→ What you should do: All of the lines below are to be printed again exactly; images are excluded from the output.

→ Data shown:
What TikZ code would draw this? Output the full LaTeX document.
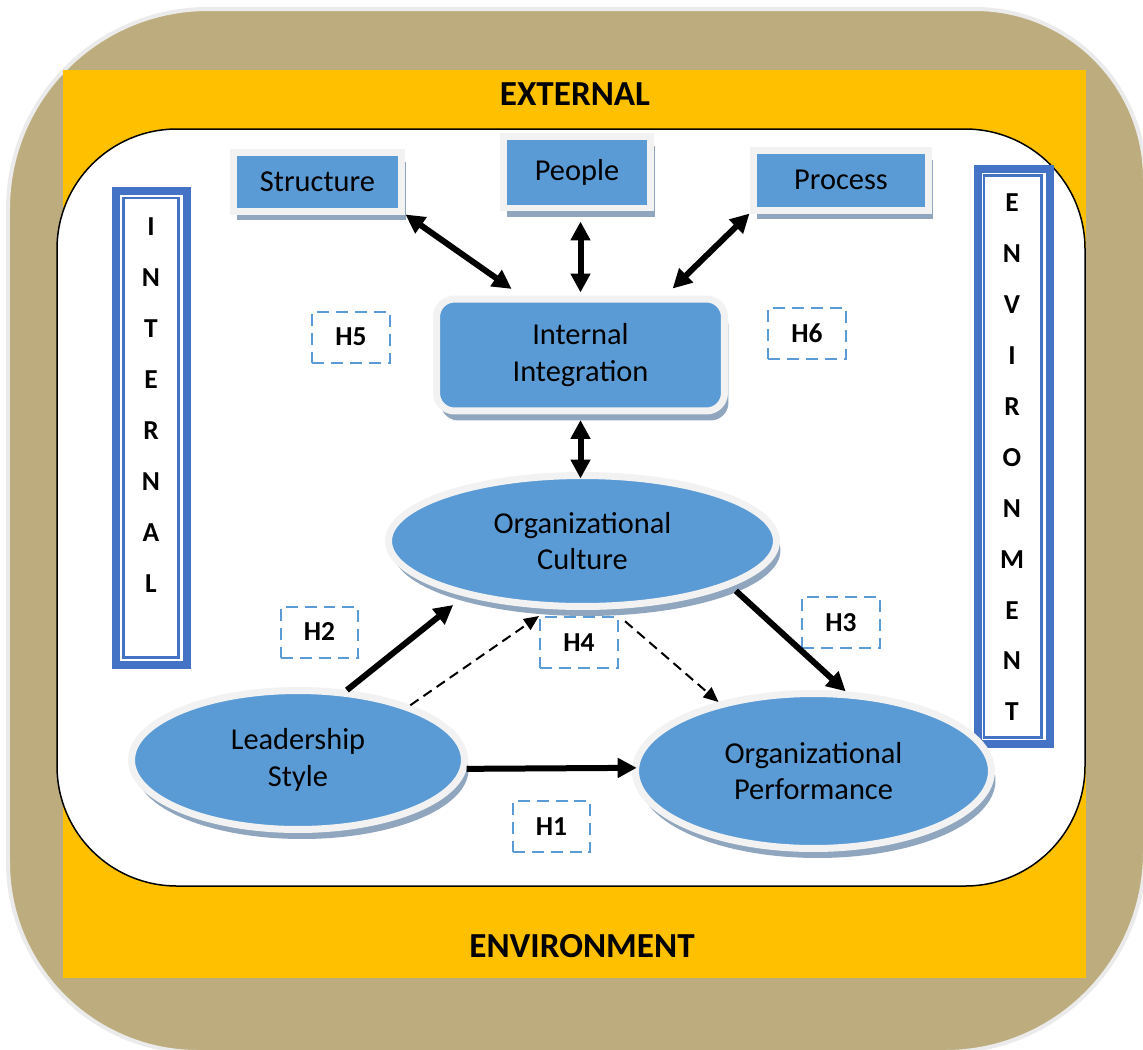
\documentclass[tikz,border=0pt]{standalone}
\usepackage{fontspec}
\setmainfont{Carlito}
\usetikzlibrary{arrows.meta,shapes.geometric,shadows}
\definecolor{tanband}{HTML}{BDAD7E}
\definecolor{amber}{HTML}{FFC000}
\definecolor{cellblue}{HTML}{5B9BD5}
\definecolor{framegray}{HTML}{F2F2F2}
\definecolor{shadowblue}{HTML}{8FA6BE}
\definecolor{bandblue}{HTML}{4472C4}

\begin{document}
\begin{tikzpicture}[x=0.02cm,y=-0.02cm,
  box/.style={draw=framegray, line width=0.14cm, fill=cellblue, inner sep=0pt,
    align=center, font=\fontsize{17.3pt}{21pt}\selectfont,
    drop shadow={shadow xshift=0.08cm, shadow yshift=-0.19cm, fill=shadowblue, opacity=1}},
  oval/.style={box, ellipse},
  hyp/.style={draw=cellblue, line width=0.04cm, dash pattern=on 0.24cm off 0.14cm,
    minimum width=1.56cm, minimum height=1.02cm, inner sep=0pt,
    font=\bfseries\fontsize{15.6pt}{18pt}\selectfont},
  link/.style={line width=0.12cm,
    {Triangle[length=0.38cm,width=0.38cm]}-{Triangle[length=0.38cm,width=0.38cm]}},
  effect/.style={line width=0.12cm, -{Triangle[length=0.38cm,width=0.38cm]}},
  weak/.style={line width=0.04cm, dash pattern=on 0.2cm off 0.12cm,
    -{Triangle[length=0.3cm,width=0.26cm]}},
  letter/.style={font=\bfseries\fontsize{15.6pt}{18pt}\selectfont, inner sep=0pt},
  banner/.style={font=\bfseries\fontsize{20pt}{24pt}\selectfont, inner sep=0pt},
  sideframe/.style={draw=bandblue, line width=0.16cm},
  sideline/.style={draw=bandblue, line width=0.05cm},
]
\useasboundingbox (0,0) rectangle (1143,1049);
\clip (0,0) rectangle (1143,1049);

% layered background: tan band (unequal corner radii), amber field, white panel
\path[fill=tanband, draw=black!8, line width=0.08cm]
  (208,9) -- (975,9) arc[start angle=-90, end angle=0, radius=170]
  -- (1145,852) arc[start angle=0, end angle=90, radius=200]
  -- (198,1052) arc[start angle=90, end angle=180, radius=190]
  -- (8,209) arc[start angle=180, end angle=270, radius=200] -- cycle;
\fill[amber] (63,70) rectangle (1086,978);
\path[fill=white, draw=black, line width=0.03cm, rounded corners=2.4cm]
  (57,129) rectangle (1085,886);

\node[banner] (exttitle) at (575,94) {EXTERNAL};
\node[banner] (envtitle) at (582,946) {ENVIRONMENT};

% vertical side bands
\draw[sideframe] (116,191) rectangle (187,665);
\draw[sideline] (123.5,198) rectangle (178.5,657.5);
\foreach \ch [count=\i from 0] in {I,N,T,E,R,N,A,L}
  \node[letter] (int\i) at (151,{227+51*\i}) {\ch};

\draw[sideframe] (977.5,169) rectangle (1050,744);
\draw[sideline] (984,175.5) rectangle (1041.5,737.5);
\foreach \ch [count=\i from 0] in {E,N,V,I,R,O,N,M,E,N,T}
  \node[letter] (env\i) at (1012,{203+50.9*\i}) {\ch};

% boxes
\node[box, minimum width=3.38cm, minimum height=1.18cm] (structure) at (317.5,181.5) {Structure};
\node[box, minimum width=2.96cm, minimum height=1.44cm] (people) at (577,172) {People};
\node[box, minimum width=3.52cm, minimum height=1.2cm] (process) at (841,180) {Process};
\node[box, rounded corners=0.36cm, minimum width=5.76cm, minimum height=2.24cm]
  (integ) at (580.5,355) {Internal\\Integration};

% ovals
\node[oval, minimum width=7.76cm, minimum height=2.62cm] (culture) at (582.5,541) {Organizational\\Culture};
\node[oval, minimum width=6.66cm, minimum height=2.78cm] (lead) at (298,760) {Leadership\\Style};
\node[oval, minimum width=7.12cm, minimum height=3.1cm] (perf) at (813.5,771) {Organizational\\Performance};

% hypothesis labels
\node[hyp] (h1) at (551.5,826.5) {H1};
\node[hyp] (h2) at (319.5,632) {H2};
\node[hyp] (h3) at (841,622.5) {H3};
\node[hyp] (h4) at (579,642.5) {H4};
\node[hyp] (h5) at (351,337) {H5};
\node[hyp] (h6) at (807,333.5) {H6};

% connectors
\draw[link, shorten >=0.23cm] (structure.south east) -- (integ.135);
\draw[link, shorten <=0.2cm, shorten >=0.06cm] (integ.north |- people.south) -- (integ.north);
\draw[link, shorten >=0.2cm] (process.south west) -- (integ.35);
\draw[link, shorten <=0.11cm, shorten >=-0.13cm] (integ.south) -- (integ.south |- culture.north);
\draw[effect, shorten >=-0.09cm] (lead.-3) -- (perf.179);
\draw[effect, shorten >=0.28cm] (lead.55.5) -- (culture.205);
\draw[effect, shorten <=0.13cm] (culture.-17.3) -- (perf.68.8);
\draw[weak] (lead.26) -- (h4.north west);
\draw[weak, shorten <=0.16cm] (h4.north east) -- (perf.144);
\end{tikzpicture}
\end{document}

→ Full answer:
What TikZ code would draw this? Output the full LaTeX document.
\documentclass[tikz,border=0pt]{standalone}
\usepackage{fontspec}
\setmainfont{Carlito}
\usetikzlibrary{arrows.meta,shapes.geometric,shadows}
\definecolor{tanband}{HTML}{BDAD7E}
\definecolor{amber}{HTML}{FFC000}
\definecolor{cellblue}{HTML}{5B9BD5}
\definecolor{framegray}{HTML}{F2F2F2}
\definecolor{shadowblue}{HTML}{8FA6BE}
\definecolor{bandblue}{HTML}{4472C4}

\begin{document}
\begin{tikzpicture}[x=0.02cm,y=-0.02cm,
  box/.style={draw=framegray, line width=0.14cm, fill=cellblue, inner sep=0pt,
    align=center, font=\fontsize{17.3pt}{21pt}\selectfont,
    drop shadow={shadow xshift=0.08cm, shadow yshift=-0.19cm, fill=shadowblue, opacity=1}},
  oval/.style={box, ellipse},
  hyp/.style={draw=cellblue, line width=0.04cm, dash pattern=on 0.24cm off 0.14cm,
    minimum width=1.56cm, minimum height=1.02cm, inner sep=0pt,
    font=\bfseries\fontsize{15.6pt}{18pt}\selectfont},
  link/.style={line width=0.12cm,
    {Triangle[length=0.38cm,width=0.38cm]}-{Triangle[length=0.38cm,width=0.38cm]}},
  effect/.style={line width=0.12cm, -{Triangle[length=0.38cm,width=0.38cm]}},
  weak/.style={line width=0.04cm, dash pattern=on 0.2cm off 0.12cm,
    -{Triangle[length=0.3cm,width=0.26cm]}},
  letter/.style={font=\bfseries\fontsize{15.6pt}{18pt}\selectfont, inner sep=0pt},
  banner/.style={font=\bfseries\fontsize{20pt}{24pt}\selectfont, inner sep=0pt},
  sideframe/.style={draw=bandblue, line width=0.16cm},
  sideline/.style={draw=bandblue, line width=0.05cm},
]
\useasboundingbox (0,0) rectangle (1143,1049);
\clip (0,0) rectangle (1143,1049);

% layered background: tan band (unequal corner radii), amber field, white panel
\path[fill=tanband, draw=black!8, line width=0.08cm]
  (208,9) -- (975,9) arc[start angle=-90, end angle=0, radius=170]
  -- (1145,852) arc[start angle=0, end angle=90, radius=200]
  -- (198,1052) arc[start angle=90, end angle=180, radius=190]
  -- (8,209) arc[start angle=180, end angle=270, radius=200] -- cycle;
\fill[amber] (63,70) rectangle (1086,978);
\path[fill=white, draw=black, line width=0.03cm, rounded corners=2.4cm]
  (57,129) rectangle (1085,886);

\node[banner] (exttitle) at (575,94) {EXTERNAL};
\node[banner] (envtitle) at (582,946) {ENVIRONMENT};

% vertical side bands
\draw[sideframe] (116,191) rectangle (187,665);
\draw[sideline] (123.5,198) rectangle (178.5,657.5);
\foreach \ch [count=\i from 0] in {I,N,T,E,R,N,A,L}
  \node[letter] (int\i) at (151,{227+51*\i}) {\ch};

\draw[sideframe] (977.5,169) rectangle (1050,744);
\draw[sideline] (984,175.5) rectangle (1041.5,737.5);
\foreach \ch [count=\i from 0] in {E,N,V,I,R,O,N,M,E,N,T}
  \node[letter] (env\i) at (1012,{203+50.9*\i}) {\ch};

% boxes
\node[box, minimum width=3.38cm, minimum height=1.18cm] (structure) at (317.5,181.5) {Structure};
\node[box, minimum width=2.96cm, minimum height=1.44cm] (people) at (577,172) {People};
\node[box, minimum width=3.52cm, minimum height=1.2cm] (process) at (841,180) {Process};
\node[box, rounded corners=0.36cm, minimum width=5.76cm, minimum height=2.24cm]
  (integ) at (580.5,355) {Internal\\Integration};

% ovals
\node[oval, minimum width=7.76cm, minimum height=2.62cm] (culture) at (582.5,541) {Organizational\\Culture};
\node[oval, minimum width=6.66cm, minimum height=2.78cm] (lead) at (298,760) {Leadership\\Style};
\node[oval, minimum width=7.12cm, minimum height=3.1cm] (perf) at (813.5,771) {Organizational\\Performance};

% hypothesis labels
\node[hyp] (h1) at (551.5,826.5) {H1};
\node[hyp] (h2) at (319.5,632) {H2};
\node[hyp] (h3) at (841,622.5) {H3};
\node[hyp] (h4) at (579,642.5) {H4};
\node[hyp] (h5) at (351,337) {H5};
\node[hyp] (h6) at (807,333.5) {H6};

% connectors
\draw[link, shorten >=0.23cm] (structure.south east) -- (integ.135);
\draw[link, shorten <=0.2cm, shorten >=0.06cm] (integ.north |- people.south) -- (integ.north);
\draw[link, shorten >=0.2cm] (process.south west) -- (integ.35);
\draw[link, shorten <=0.11cm, shorten >=-0.13cm] (integ.south) -- (integ.south |- culture.north);
\draw[effect, shorten >=-0.09cm] (lead.-3) -- (perf.179);
\draw[effect, shorten >=0.28cm] (lead.55.5) -- (culture.205);
\draw[effect, shorten <=0.13cm] (culture.-17.3) -- (perf.68.8);
\draw[weak] (lead.26) -- (h4.north west);
\draw[weak, shorten <=0.16cm] (h4.north east) -- (perf.144);
\end{tikzpicture}
\end{document}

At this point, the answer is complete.